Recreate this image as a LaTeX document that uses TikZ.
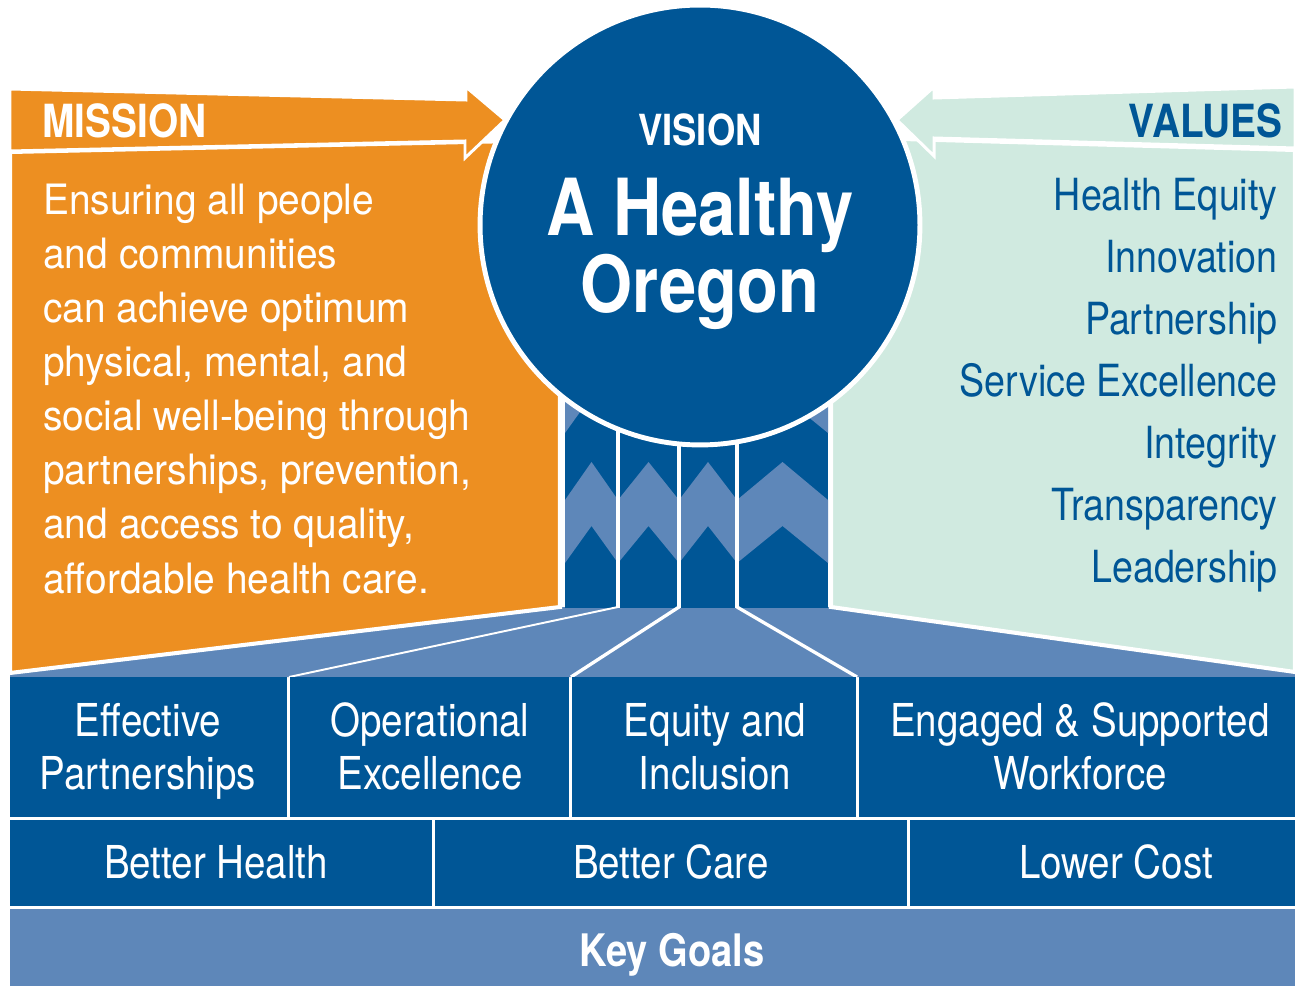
\documentclass[tikz,border=0pt]{standalone}
\usepackage{fontspec}
\setmainfont{TeX Gyre Heros}[FakeStretch=0.85]
\newfontfamily\missionfont{TeX Gyre Heros}[FakeStretch=0.93]
\usetikzlibrary{positioning, fit, backgrounds}
\definecolor{OHABlue}{RGB}{0, 86, 150}
\definecolor{OHALight}{RGB}{94, 135, 185}
\definecolor{OHAOrange}{RGB}{237, 143, 33}
\definecolor{OHAMint}{RGB}{208, 234, 224}

\begin{document}
\begin{tikzpicture}[
    % Grid: one unit is one pixel of the layout, y runs downwards
    x=0.02cm, y=-0.02cm,
    % --- STYLES ---
    % Panels: coloured areas with a white rim
    panel/.style={
        draw=white,
        line width=2.3pt
    },
    arrowpanel/.style={
        draw=white,
        line width=1.7pt
    },
    % Separators: white lines
    gap/.style={
        draw=white,
        line width=1.9pt
    },
    thingap/.style={
        draw=white,
        line width=1.1pt
    },
    % Headings: bold, condensed
    head/.style={
        inner sep=0pt,
        font=\fontsize{26}{30}\selectfont\bfseries
    },
    % Panel texts (anchored on the baseline of the last line)
    missionbody/.style={
        inner sep=0pt,
        align=left,
        text=white,
        font=\missionfont\fontsize{23.8}{30.8}\selectfont
    },
    valuebody/.style={
        inner sep=0pt,
        align=right,
        text=OHABlue,
        font=\fontsize{25.2}{35.2}\selectfont
    },
    % Cells of the two lower rows
    cell/.style={
        fill=OHABlue,
        inner sep=0pt
    },
    celltext/.style={
        inner sep=0pt,
        align=center,
        text=white,
        anchor=base,
        font=\fontsize{25.8}{30}\selectfont
    }
]

% --- 0. CANVAS ---
\fill[white] (0,0) rectangle (1295,986);
\useasboundingbox (0,0) rectangle (1295,986);

% --- 1. FAN BELOW THE PANELS ---
\fill[OHALight] (10,677) -- (10,673) -- (560,607) -- (830,607) -- (1295,672) -- (1295,677) -- cycle;

% --- 2. MISSION PANEL ---
\path[panel, fill=OHAOrange] (10,152) -- (560,140) -- (560,607) -- (10,673) -- cycle;
\path[arrowpanel, fill=OHAOrange] (10,89) -- (466,100) -- (466,87) -- (505,120) -- (465,158) -- (465,141) -- (10,151) -- cycle;

% --- 3. VALUES PANEL ---
\path[panel, fill=OHAMint] (1295,150) -- (831,137) -- (831,607) -- (1295,672) -- cycle;
\path[arrowpanel, fill=OHAMint] (1295,87) -- (934,98) -- (934,87) -- (897,120) -- (934,156) -- (934,138) -- (1295,148) -- cycle;

% --- 4. CHEVRON COLUMNS ---
\fill[OHABlue] (565,380) rectangle (828,608);
\begin{scope}
    \clip (565,380) rectangle (828,608);
    % lower chevrons
    \fill[OHALight] (565,500) -- (591.5,462) -- (618,500) -- (618,563) -- (591.5,526) -- (565,563) -- cycle;
    \fill[OHALight] (618,500) -- (648.5,462) -- (679,500) -- (679,563) -- (648.5,526) -- (618,563) -- cycle;
    \fill[OHALight] (679,500) -- (708,462) -- (737,500) -- (737,563) -- (708,526) -- (679,563) -- cycle;
    \fill[OHALight] (737,500) -- (782.5,462) -- (828,500) -- (828,563) -- (782.5,526) -- (737,563) -- cycle;
    % upper chevrons, mostly under the circle
    \fill[OHALight] (565,370) -- (591.5,332) -- (618,370) -- (618,433) -- (591.5,396) -- (565,433) -- cycle;
    \fill[OHALight] (618,370) -- (648.5,332) -- (679,370) -- (679,433) -- (648.5,396) -- (618,433) -- cycle;
    \fill[OHALight] (679,370) -- (708,332) -- (737,370) -- (737,433) -- (708,396) -- (679,433) -- cycle;
    \fill[OHALight] (737,370) -- (782.5,332) -- (828,370) -- (828,433) -- (782.5,396) -- (737,433) -- cycle;
\end{scope}
\draw[gap] (618,380) -- (618,608);
\draw[gap] (679,380) -- (679,608);
\draw[gap] (737,380) -- (737,608);

% Fan lines down to the focus areas
\draw[thingap] (618,607) -- (289,677);
\draw[gap] (679,607) -- (571,677);
\draw[gap] (737,607) -- (857,677);

% --- 5. VISION CIRCLE ---
\node (vision) [circle, fill=OHABlue, draw=white, line width=2.8pt, minimum size=8.8cm, inner sep=0pt] at (700,225) {};
\node (visiontitle) [head, text=white, font=\fontsize{24.4}{28}\selectfont\bfseries, anchor=base] at (700,146) {VISION};
\node (healthy) [inner sep=0pt, align=center, text=white, font=\fontsize{44.8}{42}\selectfont\bfseries, anchor=base] at (700,313) {A Healthy\\Oregon};

% --- 6. PANEL TEXTS ---
\node (mission) [head, text=white, anchor=base west] at (42,138) {MISSION};
\node (missiontext) [missionbody, anchor=base west] at (43,593) {Ensuring all people\\and communities\\can achieve optimum\\physical, mental, and\\social well-being through\\partnerships, prevention,\\and access to quality,\\affordable health care.};

\node (values) [head, text=OHABlue, anchor=base east] at (1283,138) {VALUES};
\node (valuelist) [valuebody, anchor=base east] at (1278,582) {Health Equity\\Innovation\\Partnership\\Service Excellence\\Integrity\\Transparency\\Leadership};

% --- 7. FOCUS AREAS ---
\node (partnersbox) [cell, fit={(10,677) (287,817)}] {};
\node (operationalbox) [cell, fit={(290,677) (569,817)}] {};
\node (equitybox) [cell, fit={(572,677) (856,817)}] {};
\node (workforcebox) [cell, fit={(859,677) (1295,817)}] {};

\node (partners) [celltext] at (148,789) {Effective\\Partnerships};
\node (operational) [celltext] at (430,789) {Operational\\Excellence};
\node (equity) [celltext] at (715,789) {Equity and\\Inclusion};
\node (workforce) [celltext] at (1080,789) {Engaged \& Supported\\Workforce};

% --- 8. KEY GOALS ---
\node (healthbox) [cell, fit={(10,820) (432,906)}] {};
\node (carebox) [cell, fit={(435,820) (907,906)}] {};
\node (costbox) [cell, fit={(910,820) (1295,906)}] {};

\node (health) [celltext] at (216,878) {Better Health};
\node (care) [celltext] at (671,878) {Better Care};
\node (cost) [celltext] at (1116,878) {Lower Cost};

\node (goalsbar) [fill=OHALight, inner sep=0pt, fit={(10,909) (1295,986)}] {};
\node (goals) [head, text=white, font=\fontsize{25.5}{30}\selectfont\bfseries, anchor=base] at (672,966) {Key Goals};

\end{tikzpicture}
\end{document}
....
* **What the task asks**: Give back every line exactly as it stands, pictures excluded.

* **Result below**:
Recreate this image as a LaTeX document that uses TikZ.
\documentclass[tikz,border=0pt]{standalone}
\usepackage{fontspec}
\setmainfont{TeX Gyre Heros}[FakeStretch=0.85]
\newfontfamily\missionfont{TeX Gyre Heros}[FakeStretch=0.93]
\usetikzlibrary{positioning, fit, backgrounds}
\definecolor{OHABlue}{RGB}{0, 86, 150}
\definecolor{OHALight}{RGB}{94, 135, 185}
\definecolor{OHAOrange}{RGB}{237, 143, 33}
\definecolor{OHAMint}{RGB}{208, 234, 224}

\begin{document}
\begin{tikzpicture}[
    % Grid: one unit is one pixel of the layout, y runs downwards
    x=0.02cm, y=-0.02cm,
    % --- STYLES ---
    % Panels: coloured areas with a white rim
    panel/.style={
        draw=white,
        line width=2.3pt
    },
    arrowpanel/.style={
        draw=white,
        line width=1.7pt
    },
    % Separators: white lines
    gap/.style={
        draw=white,
        line width=1.9pt
    },
    thingap/.style={
        draw=white,
        line width=1.1pt
    },
    % Headings: bold, condensed
    head/.style={
        inner sep=0pt,
        font=\fontsize{26}{30}\selectfont\bfseries
    },
    % Panel texts (anchored on the baseline of the last line)
    missionbody/.style={
        inner sep=0pt,
        align=left,
        text=white,
        font=\missionfont\fontsize{23.8}{30.8}\selectfont
    },
    valuebody/.style={
        inner sep=0pt,
        align=right,
        text=OHABlue,
        font=\fontsize{25.2}{35.2}\selectfont
    },
    % Cells of the two lower rows
    cell/.style={
        fill=OHABlue,
        inner sep=0pt
    },
    celltext/.style={
        inner sep=0pt,
        align=center,
        text=white,
        anchor=base,
        font=\fontsize{25.8}{30}\selectfont
    }
]

% --- 0. CANVAS ---
\fill[white] (0,0) rectangle (1295,986);
\useasboundingbox (0,0) rectangle (1295,986);

% --- 1. FAN BELOW THE PANELS ---
\fill[OHALight] (10,677) -- (10,673) -- (560,607) -- (830,607) -- (1295,672) -- (1295,677) -- cycle;

% --- 2. MISSION PANEL ---
\path[panel, fill=OHAOrange] (10,152) -- (560,140) -- (560,607) -- (10,673) -- cycle;
\path[arrowpanel, fill=OHAOrange] (10,89) -- (466,100) -- (466,87) -- (505,120) -- (465,158) -- (465,141) -- (10,151) -- cycle;

% --- 3. VALUES PANEL ---
\path[panel, fill=OHAMint] (1295,150) -- (831,137) -- (831,607) -- (1295,672) -- cycle;
\path[arrowpanel, fill=OHAMint] (1295,87) -- (934,98) -- (934,87) -- (897,120) -- (934,156) -- (934,138) -- (1295,148) -- cycle;

% --- 4. CHEVRON COLUMNS ---
\fill[OHABlue] (565,380) rectangle (828,608);
\begin{scope}
    \clip (565,380) rectangle (828,608);
    % lower chevrons
    \fill[OHALight] (565,500) -- (591.5,462) -- (618,500) -- (618,563) -- (591.5,526) -- (565,563) -- cycle;
    \fill[OHALight] (618,500) -- (648.5,462) -- (679,500) -- (679,563) -- (648.5,526) -- (618,563) -- cycle;
    \fill[OHALight] (679,500) -- (708,462) -- (737,500) -- (737,563) -- (708,526) -- (679,563) -- cycle;
    \fill[OHALight] (737,500) -- (782.5,462) -- (828,500) -- (828,563) -- (782.5,526) -- (737,563) -- cycle;
    % upper chevrons, mostly under the circle
    \fill[OHALight] (565,370) -- (591.5,332) -- (618,370) -- (618,433) -- (591.5,396) -- (565,433) -- cycle;
    \fill[OHALight] (618,370) -- (648.5,332) -- (679,370) -- (679,433) -- (648.5,396) -- (618,433) -- cycle;
    \fill[OHALight] (679,370) -- (708,332) -- (737,370) -- (737,433) -- (708,396) -- (679,433) -- cycle;
    \fill[OHALight] (737,370) -- (782.5,332) -- (828,370) -- (828,433) -- (782.5,396) -- (737,433) -- cycle;
\end{scope}
\draw[gap] (618,380) -- (618,608);
\draw[gap] (679,380) -- (679,608);
\draw[gap] (737,380) -- (737,608);

% Fan lines down to the focus areas
\draw[thingap] (618,607) -- (289,677);
\draw[gap] (679,607) -- (571,677);
\draw[gap] (737,607) -- (857,677);

% --- 5. VISION CIRCLE ---
\node (vision) [circle, fill=OHABlue, draw=white, line width=2.8pt, minimum size=8.8cm, inner sep=0pt] at (700,225) {};
\node (visiontitle) [head, text=white, font=\fontsize{24.4}{28}\selectfont\bfseries, anchor=base] at (700,146) {VISION};
\node (healthy) [inner sep=0pt, align=center, text=white, font=\fontsize{44.8}{42}\selectfont\bfseries, anchor=base] at (700,313) {A Healthy\\Oregon};

% --- 6. PANEL TEXTS ---
\node (mission) [head, text=white, anchor=base west] at (42,138) {MISSION};
\node (missiontext) [missionbody, anchor=base west] at (43,593) {Ensuring all people\\and communities\\can achieve optimum\\physical, mental, and\\social well-being through\\partnerships, prevention,\\and access to quality,\\affordable health care.};

\node (values) [head, text=OHABlue, anchor=base east] at (1283,138) {VALUES};
\node (valuelist) [valuebody, anchor=base east] at (1278,582) {Health Equity\\Innovation\\Partnership\\Service Excellence\\Integrity\\Transparency\\Leadership};

% --- 7. FOCUS AREAS ---
\node (partnersbox) [cell, fit={(10,677) (287,817)}] {};
\node (operationalbox) [cell, fit={(290,677) (569,817)}] {};
\node (equitybox) [cell, fit={(572,677) (856,817)}] {};
\node (workforcebox) [cell, fit={(859,677) (1295,817)}] {};

\node (partners) [celltext] at (148,789) {Effective\\Partnerships};
\node (operational) [celltext] at (430,789) {Operational\\Excellence};
\node (equity) [celltext] at (715,789) {Equity and\\Inclusion};
\node (workforce) [celltext] at (1080,789) {Engaged \& Supported\\Workforce};

% --- 8. KEY GOALS ---
\node (healthbox) [cell, fit={(10,820) (432,906)}] {};
\node (carebox) [cell, fit={(435,820) (907,906)}] {};
\node (costbox) [cell, fit={(910,820) (1295,906)}] {};

\node (health) [celltext] at (216,878) {Better Health};
\node (care) [celltext] at (671,878) {Better Care};
\node (cost) [celltext] at (1116,878) {Lower Cost};

\node (goalsbar) [fill=OHALight, inner sep=0pt, fit={(10,909) (1295,986)}] {};
\node (goals) [head, text=white, font=\fontsize{25.5}{30}\selectfont\bfseries, anchor=base] at (672,966) {Key Goals};

\end{tikzpicture}
\end{document}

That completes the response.